--- Begin DATA BLOCK ---
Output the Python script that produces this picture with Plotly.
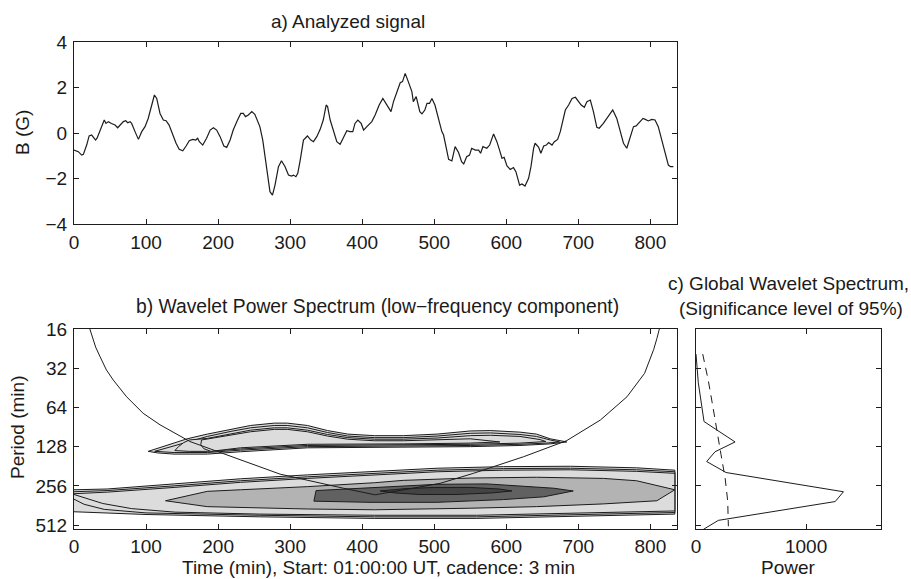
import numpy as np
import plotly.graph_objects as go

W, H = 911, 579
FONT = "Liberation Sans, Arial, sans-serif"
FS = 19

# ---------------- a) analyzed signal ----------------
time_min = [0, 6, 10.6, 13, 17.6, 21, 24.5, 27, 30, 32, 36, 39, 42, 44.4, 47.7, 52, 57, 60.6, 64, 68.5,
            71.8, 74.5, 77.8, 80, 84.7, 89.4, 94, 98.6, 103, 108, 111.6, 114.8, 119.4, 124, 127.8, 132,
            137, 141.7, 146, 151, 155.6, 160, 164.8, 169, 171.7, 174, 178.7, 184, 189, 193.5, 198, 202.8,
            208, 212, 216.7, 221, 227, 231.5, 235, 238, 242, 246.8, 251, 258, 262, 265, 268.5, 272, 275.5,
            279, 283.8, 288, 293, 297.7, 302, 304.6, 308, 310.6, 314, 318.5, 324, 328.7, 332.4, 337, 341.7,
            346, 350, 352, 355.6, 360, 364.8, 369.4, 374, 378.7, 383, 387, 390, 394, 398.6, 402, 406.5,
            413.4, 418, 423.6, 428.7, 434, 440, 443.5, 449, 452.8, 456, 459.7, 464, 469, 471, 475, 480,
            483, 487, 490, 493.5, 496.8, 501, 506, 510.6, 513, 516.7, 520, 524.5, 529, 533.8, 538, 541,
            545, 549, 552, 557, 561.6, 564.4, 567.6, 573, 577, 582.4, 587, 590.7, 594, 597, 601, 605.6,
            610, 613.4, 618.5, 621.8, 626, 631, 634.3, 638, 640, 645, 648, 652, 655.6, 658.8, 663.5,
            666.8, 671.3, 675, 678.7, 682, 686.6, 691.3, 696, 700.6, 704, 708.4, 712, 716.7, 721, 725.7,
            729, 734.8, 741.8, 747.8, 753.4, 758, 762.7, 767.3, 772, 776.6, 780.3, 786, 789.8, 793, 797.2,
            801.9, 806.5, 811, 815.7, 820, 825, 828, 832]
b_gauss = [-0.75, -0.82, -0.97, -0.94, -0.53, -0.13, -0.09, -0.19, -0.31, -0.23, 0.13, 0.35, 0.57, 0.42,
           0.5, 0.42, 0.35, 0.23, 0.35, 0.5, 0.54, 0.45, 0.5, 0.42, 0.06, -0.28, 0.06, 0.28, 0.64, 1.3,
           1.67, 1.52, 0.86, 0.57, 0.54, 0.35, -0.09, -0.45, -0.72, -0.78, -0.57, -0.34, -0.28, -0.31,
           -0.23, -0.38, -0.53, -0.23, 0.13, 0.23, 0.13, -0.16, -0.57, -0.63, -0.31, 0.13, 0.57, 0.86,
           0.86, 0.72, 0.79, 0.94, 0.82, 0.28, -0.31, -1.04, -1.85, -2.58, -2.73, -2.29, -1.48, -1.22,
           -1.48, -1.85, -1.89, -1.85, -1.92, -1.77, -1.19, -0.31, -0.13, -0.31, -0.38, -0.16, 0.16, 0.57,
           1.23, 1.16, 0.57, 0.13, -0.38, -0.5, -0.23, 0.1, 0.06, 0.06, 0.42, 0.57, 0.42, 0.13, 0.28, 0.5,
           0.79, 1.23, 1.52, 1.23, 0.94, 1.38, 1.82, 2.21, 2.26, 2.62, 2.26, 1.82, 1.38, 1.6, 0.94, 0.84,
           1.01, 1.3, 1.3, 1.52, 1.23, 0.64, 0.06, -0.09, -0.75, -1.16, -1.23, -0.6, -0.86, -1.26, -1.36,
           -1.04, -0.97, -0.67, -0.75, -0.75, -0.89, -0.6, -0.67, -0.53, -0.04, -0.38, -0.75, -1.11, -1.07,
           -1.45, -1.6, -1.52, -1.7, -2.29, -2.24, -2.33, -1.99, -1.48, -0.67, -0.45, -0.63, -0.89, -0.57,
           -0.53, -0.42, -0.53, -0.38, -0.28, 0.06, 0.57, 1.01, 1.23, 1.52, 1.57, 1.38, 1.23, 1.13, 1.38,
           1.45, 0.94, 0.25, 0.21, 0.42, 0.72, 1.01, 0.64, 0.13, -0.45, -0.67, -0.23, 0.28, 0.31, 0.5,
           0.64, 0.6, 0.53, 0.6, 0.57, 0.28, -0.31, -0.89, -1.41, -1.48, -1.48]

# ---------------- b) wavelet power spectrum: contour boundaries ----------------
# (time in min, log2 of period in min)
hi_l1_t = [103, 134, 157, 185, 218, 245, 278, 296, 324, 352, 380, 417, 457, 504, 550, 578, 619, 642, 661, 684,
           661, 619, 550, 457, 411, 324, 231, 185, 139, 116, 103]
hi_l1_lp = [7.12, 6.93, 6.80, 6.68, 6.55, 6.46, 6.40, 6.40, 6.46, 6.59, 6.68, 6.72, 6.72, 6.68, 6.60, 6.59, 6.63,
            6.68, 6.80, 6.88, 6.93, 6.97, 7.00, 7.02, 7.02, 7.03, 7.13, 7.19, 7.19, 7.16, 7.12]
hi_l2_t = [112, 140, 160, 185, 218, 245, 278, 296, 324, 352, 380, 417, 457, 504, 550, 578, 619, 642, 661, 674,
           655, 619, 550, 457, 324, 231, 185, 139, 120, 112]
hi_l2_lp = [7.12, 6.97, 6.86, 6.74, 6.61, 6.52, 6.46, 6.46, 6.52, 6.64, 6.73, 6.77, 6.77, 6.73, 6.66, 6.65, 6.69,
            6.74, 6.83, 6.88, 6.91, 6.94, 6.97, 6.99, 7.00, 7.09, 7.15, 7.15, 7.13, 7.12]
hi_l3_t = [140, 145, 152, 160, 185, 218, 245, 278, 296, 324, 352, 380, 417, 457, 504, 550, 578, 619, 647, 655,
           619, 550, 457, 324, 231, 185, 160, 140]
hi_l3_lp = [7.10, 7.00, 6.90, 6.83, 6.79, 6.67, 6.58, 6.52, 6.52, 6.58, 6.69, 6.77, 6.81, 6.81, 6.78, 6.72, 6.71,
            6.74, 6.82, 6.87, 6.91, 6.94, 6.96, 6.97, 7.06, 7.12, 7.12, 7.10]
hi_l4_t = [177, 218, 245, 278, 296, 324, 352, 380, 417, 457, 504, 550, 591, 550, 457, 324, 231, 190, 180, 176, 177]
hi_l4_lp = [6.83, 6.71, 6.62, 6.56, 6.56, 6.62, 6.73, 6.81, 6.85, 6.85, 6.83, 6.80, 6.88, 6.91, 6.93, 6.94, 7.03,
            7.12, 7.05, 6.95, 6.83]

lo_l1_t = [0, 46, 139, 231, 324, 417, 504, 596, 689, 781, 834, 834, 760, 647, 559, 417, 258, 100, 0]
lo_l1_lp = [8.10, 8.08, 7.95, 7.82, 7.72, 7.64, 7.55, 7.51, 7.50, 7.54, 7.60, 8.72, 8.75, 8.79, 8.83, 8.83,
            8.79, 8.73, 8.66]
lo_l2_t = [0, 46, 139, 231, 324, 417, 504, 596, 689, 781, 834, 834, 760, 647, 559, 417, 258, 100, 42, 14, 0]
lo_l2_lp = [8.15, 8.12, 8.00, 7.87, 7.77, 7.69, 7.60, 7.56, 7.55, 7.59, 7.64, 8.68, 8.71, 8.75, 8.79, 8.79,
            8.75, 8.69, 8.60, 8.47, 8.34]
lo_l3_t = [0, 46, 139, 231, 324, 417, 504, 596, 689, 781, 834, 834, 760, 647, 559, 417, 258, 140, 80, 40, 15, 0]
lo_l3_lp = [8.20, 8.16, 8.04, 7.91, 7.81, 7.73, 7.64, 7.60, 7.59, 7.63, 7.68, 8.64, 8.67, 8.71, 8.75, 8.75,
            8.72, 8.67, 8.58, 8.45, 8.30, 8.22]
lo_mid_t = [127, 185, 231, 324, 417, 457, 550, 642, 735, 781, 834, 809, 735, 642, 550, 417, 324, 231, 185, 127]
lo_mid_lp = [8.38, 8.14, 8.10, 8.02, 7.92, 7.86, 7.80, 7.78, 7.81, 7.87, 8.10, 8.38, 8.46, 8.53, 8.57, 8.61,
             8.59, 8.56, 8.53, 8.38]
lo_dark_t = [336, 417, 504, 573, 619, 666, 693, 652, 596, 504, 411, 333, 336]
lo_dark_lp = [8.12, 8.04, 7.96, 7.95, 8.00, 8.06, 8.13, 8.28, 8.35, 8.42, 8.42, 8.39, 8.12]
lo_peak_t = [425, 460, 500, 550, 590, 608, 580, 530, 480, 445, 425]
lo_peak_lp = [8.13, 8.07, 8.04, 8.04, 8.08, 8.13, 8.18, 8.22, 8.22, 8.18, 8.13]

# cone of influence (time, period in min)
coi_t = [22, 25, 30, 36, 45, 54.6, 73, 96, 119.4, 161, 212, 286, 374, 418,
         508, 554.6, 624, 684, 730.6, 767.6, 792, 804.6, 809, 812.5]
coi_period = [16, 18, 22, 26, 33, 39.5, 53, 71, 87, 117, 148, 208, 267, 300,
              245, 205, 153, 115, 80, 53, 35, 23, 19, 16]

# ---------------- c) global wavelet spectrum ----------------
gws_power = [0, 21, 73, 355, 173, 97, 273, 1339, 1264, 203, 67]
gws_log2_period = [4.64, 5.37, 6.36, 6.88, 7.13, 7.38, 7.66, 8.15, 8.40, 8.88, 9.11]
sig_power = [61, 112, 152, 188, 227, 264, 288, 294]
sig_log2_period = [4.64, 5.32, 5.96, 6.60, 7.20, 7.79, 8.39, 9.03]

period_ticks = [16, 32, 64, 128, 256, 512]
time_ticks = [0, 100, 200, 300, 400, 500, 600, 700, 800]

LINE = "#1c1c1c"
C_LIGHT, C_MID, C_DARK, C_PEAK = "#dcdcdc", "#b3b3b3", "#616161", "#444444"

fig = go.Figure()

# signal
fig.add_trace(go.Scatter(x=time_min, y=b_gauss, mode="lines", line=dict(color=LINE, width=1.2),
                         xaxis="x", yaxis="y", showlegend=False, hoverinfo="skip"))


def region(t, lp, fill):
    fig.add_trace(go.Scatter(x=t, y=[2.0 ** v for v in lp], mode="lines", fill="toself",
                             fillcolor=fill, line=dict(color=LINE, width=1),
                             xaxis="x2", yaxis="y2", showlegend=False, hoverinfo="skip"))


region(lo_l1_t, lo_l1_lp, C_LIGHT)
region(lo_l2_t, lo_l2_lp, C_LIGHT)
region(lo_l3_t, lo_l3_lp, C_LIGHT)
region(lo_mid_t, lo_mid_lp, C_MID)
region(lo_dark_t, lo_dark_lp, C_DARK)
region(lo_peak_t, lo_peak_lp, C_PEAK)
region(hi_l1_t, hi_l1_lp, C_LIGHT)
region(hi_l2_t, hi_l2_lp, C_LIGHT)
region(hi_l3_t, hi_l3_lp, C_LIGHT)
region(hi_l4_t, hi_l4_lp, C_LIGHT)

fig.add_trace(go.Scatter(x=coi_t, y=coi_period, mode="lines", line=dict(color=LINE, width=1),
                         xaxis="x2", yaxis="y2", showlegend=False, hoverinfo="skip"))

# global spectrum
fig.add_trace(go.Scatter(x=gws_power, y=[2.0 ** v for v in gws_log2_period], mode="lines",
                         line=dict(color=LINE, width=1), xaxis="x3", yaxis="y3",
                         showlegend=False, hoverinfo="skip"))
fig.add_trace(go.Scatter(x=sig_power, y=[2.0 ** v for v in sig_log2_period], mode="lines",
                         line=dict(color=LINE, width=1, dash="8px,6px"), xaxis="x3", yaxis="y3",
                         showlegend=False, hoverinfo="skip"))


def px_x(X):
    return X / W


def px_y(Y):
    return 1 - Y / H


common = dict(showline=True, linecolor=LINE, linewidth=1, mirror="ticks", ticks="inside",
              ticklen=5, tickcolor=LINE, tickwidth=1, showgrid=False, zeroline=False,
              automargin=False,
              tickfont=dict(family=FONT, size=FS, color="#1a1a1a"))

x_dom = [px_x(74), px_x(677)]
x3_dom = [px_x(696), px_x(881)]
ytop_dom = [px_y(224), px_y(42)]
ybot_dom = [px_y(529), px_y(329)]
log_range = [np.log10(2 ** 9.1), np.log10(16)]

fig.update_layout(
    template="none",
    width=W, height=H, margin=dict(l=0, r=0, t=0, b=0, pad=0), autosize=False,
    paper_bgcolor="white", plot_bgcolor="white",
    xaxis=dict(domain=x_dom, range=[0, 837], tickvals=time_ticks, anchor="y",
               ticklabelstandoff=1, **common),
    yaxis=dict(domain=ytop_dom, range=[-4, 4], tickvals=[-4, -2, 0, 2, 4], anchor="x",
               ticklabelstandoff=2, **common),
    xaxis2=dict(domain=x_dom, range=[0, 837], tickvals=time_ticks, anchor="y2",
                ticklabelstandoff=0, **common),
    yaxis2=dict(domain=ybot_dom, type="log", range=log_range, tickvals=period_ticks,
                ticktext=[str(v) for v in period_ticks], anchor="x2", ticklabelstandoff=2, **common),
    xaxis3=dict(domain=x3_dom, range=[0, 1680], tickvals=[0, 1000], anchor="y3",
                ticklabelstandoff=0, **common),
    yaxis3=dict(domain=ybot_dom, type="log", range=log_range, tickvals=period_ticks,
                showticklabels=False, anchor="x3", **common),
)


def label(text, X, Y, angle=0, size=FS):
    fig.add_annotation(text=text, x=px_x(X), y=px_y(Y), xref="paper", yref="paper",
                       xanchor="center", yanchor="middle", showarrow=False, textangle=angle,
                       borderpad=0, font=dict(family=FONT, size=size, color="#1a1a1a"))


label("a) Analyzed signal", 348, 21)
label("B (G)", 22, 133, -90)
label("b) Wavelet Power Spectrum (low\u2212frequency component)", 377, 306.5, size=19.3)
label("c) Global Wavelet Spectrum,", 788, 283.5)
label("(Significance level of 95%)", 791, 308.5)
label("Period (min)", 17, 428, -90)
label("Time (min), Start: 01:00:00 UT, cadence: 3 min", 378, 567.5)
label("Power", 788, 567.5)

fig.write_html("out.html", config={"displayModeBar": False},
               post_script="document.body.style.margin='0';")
--- End DATA BLOCK ---
### PROMPT
From the data, pick out every line that includes "picture".

### CORRECT RESPONSE
Output the Python script that produces this picture with Plotly.

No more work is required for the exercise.